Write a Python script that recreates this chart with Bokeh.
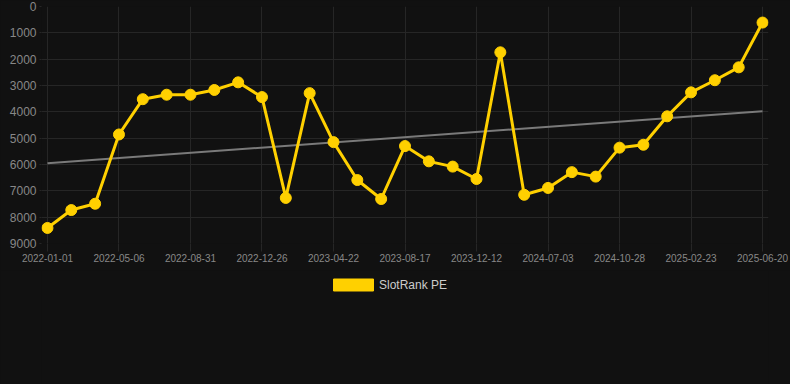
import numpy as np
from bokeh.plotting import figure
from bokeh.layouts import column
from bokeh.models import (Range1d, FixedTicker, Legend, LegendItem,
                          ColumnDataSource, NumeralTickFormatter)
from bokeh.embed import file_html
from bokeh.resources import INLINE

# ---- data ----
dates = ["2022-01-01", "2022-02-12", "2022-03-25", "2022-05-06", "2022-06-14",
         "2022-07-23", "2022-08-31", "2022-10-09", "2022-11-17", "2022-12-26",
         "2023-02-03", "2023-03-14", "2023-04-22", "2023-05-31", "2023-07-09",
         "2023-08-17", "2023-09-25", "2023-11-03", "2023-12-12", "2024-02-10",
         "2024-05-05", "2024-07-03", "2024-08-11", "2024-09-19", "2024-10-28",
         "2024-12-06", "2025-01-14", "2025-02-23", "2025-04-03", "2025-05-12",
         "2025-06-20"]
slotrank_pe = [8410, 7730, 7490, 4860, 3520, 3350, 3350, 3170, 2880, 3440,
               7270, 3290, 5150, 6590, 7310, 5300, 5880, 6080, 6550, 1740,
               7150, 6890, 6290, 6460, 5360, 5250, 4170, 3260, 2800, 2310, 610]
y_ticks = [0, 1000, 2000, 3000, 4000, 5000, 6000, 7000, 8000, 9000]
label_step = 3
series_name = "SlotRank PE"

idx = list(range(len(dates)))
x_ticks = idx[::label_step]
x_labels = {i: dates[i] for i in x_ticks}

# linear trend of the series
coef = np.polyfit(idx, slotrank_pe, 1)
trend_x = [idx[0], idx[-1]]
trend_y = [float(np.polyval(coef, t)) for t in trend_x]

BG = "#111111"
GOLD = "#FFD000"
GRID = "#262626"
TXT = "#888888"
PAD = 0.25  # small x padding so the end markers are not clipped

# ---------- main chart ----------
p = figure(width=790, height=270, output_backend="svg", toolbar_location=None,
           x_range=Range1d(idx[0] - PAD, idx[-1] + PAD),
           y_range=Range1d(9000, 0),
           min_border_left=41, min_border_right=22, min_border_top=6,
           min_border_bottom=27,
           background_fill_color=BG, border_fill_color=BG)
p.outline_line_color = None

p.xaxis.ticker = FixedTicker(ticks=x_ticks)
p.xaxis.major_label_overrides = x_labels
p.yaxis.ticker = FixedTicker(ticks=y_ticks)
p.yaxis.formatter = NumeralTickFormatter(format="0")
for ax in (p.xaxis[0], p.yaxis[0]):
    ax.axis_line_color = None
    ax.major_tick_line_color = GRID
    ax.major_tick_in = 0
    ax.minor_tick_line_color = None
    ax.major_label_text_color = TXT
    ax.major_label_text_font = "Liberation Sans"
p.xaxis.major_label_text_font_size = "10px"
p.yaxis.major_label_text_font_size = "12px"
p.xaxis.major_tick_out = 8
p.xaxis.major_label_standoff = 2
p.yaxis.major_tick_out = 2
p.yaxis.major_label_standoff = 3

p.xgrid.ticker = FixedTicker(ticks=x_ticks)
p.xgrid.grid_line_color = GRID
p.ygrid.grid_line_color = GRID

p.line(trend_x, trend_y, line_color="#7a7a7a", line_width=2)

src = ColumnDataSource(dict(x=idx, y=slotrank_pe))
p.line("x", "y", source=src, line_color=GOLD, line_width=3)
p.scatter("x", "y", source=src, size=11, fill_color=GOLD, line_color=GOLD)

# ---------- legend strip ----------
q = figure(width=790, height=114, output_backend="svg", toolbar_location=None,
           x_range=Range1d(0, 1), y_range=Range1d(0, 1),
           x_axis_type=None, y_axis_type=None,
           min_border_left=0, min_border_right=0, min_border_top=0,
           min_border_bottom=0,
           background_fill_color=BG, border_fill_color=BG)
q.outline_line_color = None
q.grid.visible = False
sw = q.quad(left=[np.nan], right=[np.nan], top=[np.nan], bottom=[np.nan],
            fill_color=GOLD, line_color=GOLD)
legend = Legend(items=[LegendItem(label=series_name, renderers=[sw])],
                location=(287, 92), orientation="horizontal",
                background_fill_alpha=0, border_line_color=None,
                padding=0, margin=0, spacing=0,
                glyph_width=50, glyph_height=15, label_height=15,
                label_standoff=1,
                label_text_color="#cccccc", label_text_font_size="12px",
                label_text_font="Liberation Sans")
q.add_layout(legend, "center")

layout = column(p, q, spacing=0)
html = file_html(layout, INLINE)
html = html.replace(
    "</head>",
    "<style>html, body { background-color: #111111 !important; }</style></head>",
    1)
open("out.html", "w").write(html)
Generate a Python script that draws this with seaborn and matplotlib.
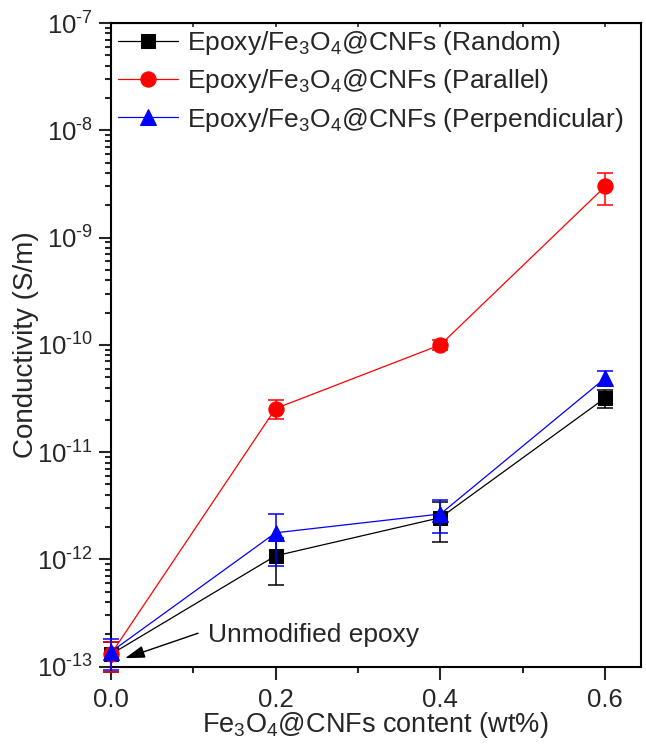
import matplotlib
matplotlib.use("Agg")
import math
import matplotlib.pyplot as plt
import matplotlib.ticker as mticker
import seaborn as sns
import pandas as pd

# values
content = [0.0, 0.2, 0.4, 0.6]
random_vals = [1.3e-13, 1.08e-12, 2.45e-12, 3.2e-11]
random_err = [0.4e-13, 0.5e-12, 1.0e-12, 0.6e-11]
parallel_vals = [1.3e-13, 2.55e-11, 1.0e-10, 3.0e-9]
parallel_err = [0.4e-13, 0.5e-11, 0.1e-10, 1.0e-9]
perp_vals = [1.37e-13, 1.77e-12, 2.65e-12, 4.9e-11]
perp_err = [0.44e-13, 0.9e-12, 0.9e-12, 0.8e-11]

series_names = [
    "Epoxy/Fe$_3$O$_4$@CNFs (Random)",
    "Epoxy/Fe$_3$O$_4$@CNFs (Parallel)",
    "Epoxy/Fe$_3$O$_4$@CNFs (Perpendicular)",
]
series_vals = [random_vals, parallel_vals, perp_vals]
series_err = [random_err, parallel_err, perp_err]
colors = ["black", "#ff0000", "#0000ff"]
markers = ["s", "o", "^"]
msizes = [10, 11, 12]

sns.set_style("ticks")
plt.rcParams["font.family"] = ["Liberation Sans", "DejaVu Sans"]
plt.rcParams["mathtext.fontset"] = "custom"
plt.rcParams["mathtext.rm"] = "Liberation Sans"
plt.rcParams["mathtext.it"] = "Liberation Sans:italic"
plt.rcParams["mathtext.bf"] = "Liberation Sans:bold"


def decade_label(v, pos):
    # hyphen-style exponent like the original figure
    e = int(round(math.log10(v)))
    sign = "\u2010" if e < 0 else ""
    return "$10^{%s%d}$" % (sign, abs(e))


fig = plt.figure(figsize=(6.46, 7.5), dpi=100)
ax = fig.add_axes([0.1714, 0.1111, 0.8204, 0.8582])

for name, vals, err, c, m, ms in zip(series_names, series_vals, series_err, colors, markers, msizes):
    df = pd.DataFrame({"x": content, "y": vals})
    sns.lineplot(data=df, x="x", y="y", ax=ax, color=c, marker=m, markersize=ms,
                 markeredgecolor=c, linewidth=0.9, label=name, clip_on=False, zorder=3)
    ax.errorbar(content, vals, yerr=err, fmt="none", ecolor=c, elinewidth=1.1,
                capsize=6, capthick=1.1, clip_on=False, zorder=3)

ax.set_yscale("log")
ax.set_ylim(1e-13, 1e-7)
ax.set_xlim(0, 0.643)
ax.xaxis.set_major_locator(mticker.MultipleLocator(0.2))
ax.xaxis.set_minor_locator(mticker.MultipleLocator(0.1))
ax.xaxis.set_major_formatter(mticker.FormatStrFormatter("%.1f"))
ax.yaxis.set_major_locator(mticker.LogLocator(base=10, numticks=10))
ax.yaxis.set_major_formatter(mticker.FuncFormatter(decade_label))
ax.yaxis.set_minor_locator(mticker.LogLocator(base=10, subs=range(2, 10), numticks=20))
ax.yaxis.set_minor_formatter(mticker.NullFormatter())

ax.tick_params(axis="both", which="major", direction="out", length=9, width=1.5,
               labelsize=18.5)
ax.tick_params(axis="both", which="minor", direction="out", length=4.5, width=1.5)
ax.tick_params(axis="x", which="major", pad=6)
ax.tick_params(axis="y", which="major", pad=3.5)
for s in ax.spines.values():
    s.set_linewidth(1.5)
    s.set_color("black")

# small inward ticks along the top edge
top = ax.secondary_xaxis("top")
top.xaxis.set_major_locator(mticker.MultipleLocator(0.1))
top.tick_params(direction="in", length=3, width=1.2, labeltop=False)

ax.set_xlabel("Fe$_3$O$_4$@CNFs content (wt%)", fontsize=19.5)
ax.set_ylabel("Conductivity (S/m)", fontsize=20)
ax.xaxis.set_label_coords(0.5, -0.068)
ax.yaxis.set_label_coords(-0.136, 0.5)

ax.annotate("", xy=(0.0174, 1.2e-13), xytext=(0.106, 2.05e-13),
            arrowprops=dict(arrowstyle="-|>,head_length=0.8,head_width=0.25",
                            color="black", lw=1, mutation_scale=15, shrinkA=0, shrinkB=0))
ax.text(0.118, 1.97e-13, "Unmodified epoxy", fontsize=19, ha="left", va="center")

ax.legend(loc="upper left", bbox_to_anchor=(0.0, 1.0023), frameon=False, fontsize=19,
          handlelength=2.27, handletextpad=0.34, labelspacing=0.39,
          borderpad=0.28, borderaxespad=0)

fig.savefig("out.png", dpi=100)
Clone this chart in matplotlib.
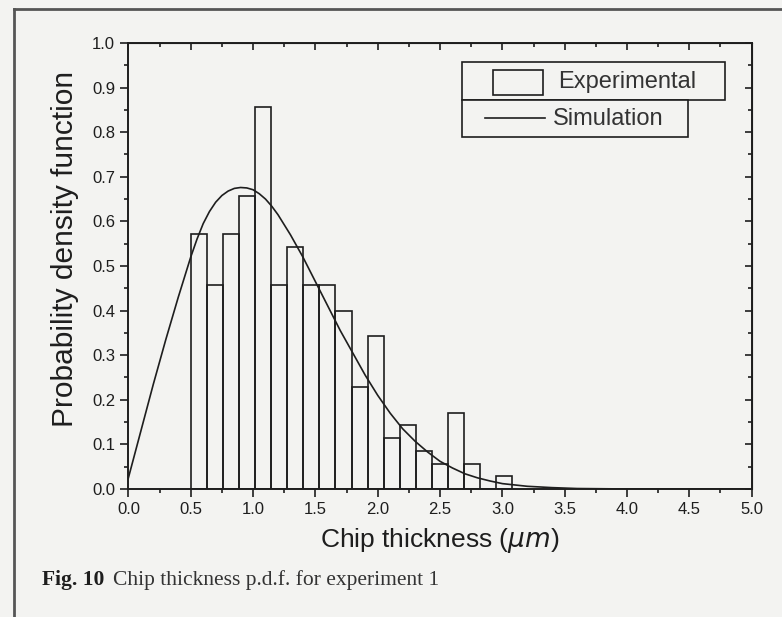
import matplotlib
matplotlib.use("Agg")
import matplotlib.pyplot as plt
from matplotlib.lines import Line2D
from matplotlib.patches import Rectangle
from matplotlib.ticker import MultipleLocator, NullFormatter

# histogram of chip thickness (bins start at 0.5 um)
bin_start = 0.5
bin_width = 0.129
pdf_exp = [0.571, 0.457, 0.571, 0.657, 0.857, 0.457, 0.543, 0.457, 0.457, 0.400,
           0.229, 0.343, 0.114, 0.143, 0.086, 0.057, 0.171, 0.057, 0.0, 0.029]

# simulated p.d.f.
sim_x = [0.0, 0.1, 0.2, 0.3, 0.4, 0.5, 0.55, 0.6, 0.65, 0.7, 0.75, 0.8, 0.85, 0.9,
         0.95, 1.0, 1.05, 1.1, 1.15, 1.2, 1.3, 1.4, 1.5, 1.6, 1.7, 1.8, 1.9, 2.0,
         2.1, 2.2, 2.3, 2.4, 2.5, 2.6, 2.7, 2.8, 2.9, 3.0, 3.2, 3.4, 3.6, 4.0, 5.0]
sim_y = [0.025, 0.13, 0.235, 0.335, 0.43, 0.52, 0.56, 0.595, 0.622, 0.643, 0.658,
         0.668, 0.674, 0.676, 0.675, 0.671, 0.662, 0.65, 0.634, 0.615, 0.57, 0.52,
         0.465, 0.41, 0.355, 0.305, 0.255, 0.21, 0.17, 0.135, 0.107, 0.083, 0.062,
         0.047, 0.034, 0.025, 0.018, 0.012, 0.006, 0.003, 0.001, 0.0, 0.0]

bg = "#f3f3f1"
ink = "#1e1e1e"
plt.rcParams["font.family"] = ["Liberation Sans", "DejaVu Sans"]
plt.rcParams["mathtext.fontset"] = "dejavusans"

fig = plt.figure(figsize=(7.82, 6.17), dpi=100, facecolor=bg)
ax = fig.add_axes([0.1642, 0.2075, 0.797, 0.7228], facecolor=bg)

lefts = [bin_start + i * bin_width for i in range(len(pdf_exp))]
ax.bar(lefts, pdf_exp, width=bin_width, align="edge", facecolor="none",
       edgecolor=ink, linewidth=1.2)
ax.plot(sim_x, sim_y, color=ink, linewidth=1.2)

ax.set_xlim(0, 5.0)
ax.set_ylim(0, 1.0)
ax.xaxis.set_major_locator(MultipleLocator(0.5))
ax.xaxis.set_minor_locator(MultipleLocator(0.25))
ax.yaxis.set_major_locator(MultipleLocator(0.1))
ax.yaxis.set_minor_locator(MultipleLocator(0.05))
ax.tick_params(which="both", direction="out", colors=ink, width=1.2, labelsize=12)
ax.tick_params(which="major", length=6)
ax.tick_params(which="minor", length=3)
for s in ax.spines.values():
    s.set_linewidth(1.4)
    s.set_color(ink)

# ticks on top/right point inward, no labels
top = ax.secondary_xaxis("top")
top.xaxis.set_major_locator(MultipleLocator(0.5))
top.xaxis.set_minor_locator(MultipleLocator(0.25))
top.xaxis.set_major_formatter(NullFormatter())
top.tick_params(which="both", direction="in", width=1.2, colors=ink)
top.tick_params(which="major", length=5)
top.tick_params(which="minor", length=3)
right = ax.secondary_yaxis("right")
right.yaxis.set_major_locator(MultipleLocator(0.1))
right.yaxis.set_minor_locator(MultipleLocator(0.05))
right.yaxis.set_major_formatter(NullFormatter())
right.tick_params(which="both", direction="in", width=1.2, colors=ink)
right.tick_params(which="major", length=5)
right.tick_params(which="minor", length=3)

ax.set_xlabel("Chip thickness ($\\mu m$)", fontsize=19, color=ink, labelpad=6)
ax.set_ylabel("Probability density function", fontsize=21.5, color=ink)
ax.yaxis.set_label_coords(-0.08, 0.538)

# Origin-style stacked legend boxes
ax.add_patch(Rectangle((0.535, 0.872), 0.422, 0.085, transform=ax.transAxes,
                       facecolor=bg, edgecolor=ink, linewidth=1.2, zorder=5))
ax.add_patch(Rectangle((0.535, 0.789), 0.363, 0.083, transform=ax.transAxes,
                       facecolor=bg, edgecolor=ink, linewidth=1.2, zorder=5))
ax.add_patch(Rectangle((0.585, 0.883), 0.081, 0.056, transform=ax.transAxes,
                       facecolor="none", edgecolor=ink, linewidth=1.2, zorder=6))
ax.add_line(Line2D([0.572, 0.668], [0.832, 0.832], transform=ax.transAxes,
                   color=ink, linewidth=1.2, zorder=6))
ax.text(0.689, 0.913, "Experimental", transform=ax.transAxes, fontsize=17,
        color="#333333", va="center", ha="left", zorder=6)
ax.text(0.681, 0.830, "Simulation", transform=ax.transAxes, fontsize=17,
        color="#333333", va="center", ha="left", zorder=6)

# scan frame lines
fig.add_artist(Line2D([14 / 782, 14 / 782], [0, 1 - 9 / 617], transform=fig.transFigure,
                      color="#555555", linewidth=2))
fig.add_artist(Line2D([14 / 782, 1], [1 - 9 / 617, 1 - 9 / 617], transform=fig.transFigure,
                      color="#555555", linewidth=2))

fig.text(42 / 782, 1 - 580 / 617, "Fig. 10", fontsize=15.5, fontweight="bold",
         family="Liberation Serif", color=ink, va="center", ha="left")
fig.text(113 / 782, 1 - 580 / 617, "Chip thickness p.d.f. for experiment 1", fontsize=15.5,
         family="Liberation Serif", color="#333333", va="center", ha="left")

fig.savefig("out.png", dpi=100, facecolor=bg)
★ ★ ★ ★ ★ ★ ★
* _Task brief_: Reproduce only the lines from the beginning of the data through the line that contains "are not clipped", both included, and please drop the pictures.

* _Solution for this problem_:
Write a Python script that recreates this chart with Bokeh.
import numpy as np
from bokeh.plotting import figure
from bokeh.layouts import column
from bokeh.models import (Range1d, FixedTicker, Legend, LegendItem,
                          ColumnDataSource, NumeralTickFormatter)
from bokeh.embed import file_html
from bokeh.resources import INLINE

# ---- data ----
dates = ["2022-01-01", "2022-02-12", "2022-03-25", "2022-05-06", "2022-06-14",
         "2022-07-23", "2022-08-31", "2022-10-09", "2022-11-17", "2022-12-26",
         "2023-02-03", "2023-03-14", "2023-04-22", "2023-05-31", "2023-07-09",
         "2023-08-17", "2023-09-25", "2023-11-03", "2023-12-12", "2024-02-10",
         "2024-05-05", "2024-07-03", "2024-08-11", "2024-09-19", "2024-10-28",
         "2024-12-06", "2025-01-14", "2025-02-23", "2025-04-03", "2025-05-12",
         "2025-06-20"]
slotrank_pe = [8410, 7730, 7490, 4860, 3520, 3350, 3350, 3170, 2880, 3440,
               7270, 3290, 5150, 6590, 7310, 5300, 5880, 6080, 6550, 1740,
               7150, 6890, 6290, 6460, 5360, 5250, 4170, 3260, 2800, 2310, 610]
y_ticks = [0, 1000, 2000, 3000, 4000, 5000, 6000, 7000, 8000, 9000]
label_step = 3
series_name = "SlotRank PE"

idx = list(range(len(dates)))
x_ticks = idx[::label_step]
x_labels = {i: dates[i] for i in x_ticks}

# linear trend of the series
coef = np.polyfit(idx, slotrank_pe, 1)
trend_x = [idx[0], idx[-1]]
trend_y = [float(np.polyval(coef, t)) for t in trend_x]

BG = "#111111"
GOLD = "#FFD000"
GRID = "#262626"
TXT = "#888888"
PAD = 0.25  # small x padding so the end markers are not clipped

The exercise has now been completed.